Re-imagining your Brand in a Blockchain World

First, what is blockchain technology?

A blockchain is a decentralized and distributed digital ledger. Being decentralized and replicated across a massive network means that it is tamper-proof with each exchange being recorded and replicated for anyone with a smartphone or computer to see.

Read more: Re-imagining your Brand in a Blockchain World

For this reason, blockchain tech has the potential to create transparency in an industry (marketing) historically plagued by distrust.

Think supply chain

As a consumer it’s not easy to verify the claims made by brands. How many times have consumers been surprised, even shocked, to find that their favourite brands weren’t in fact abiding by Fair Trade rules as they claimed to be; that, in fact, only certain lines of their clothing labels were child-labour free.

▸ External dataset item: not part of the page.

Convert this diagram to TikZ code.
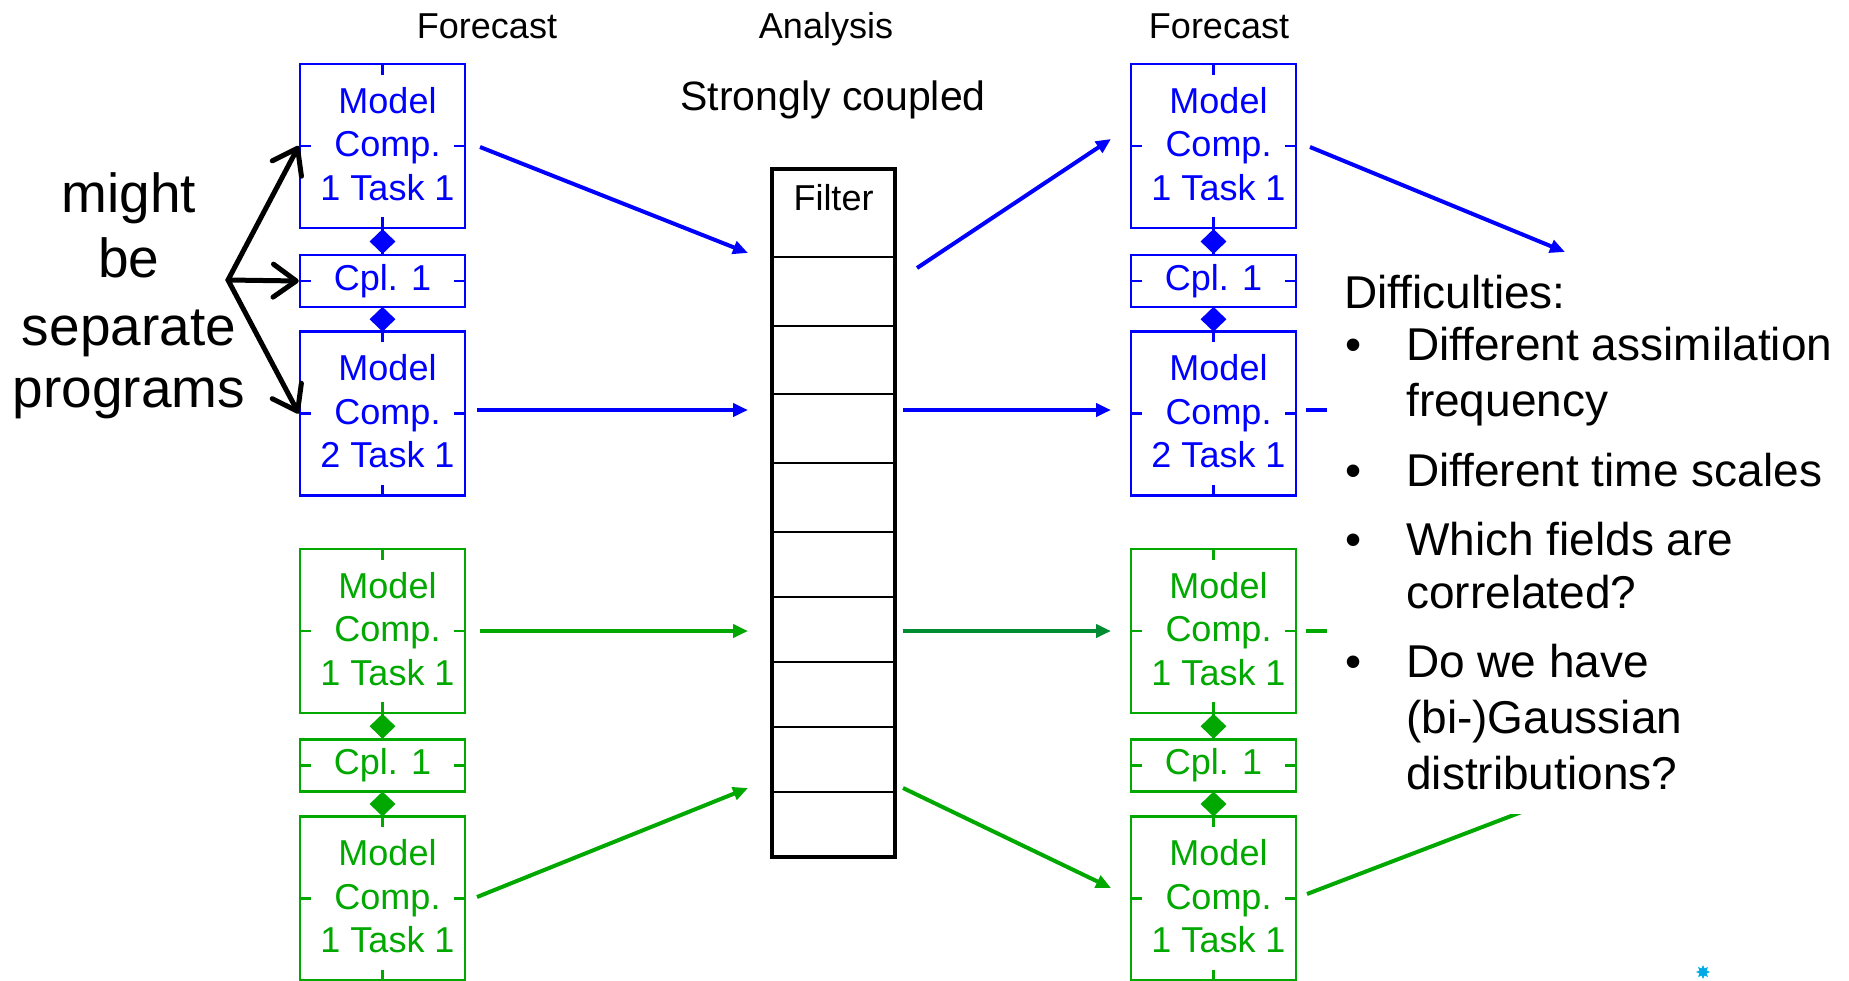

A good example of how blockchain technology could be utilised to increase user trust and engagement comes from Walmart who teamed up with IBM to use blockchain tech to allow consumers to track the production of their pork products from start (mostly at farms in China) to their shelves in the US. Blockchain allows the consumer to verify the identities of sellers and the authenticity of products with the potential to link back to source for everything. Imagine consumers could scan a barcode in your product that verified that your food is organic; that your clothes are locally produced? Competitors would need to be able to verify the same – consumers would be choosing you for all the right reasons given all the right information.

“Having decentralized ledgers and data storage allows visibility into creation and tracking, engagement and follow-through in news and ads.”

Mi-Ai Parrish

Think data security

“Blockchain ultimately anticipates that we’re going to see a future of publicness.”

Again, trust is a major issue in the current centralized system where middlemen hold all the information – institutions like banks, and organisations like Amazon, Google and Facebook control all data to a large degree. Once consumers hand over their data (sometimes unwittingly) it’s out of their control. For the marketing industry a growing concern must be the pervasive wariness on the part of consumers who are hesitant to hand over their data and also resentful that their data is used and can be manipulated often without their knowledge and/or permission. Let’s face it, this is the norm.

Now, imagine a system where people are compensated for sharing their data, rewarded in direct micro-payments for being on email lists for companies and brands that they love and respect. Imagine that individuals benefit directly and immediately from engaging with brands and sharing their data. Imagine that data can no longer be tampered with because human intervention has been moved to the perimeters and exchanges are now sanctioned and implemented by algorithms and processes like smart contracts and not by ‘middlemen’.

Think verification

Fraud — and the lack of transparency that enables it — is a growing problem for businesses around the world. The transparent public ledger that blockchain tech offers for paid advertising clicks could drastically reduce the current click fraud epidemic that many advertisers are suffering from. There is an inordinate number of middlemen along the path leading from ad to intended audience. It is currently very difficult to understand who has seen ads, when and where. Decentralized blockchain tech reduces reporting time, improves reporting accuracy, reduces fraud, and reduces costs in the advertising supply chain and at each point provides verified data for marketers to analyse. Users/ consumers hold verified identity profiles and exchange information with brands who themselves are kept in check with the transparency of a decentralized ledger.

In a world currently in seeming chaos following ‘mistrust events’ like the financial crisis in 2007, the social-media effect on the elections in the US and Brexit in the UK, the current ‘fake news’ epidemic… blockchain tech can be seen (perhaps idealistically but we all need something to hope for) as a light at the end of the tunnel as a way to mitigate this climate of mistrust. Brands take note, transparency is coming.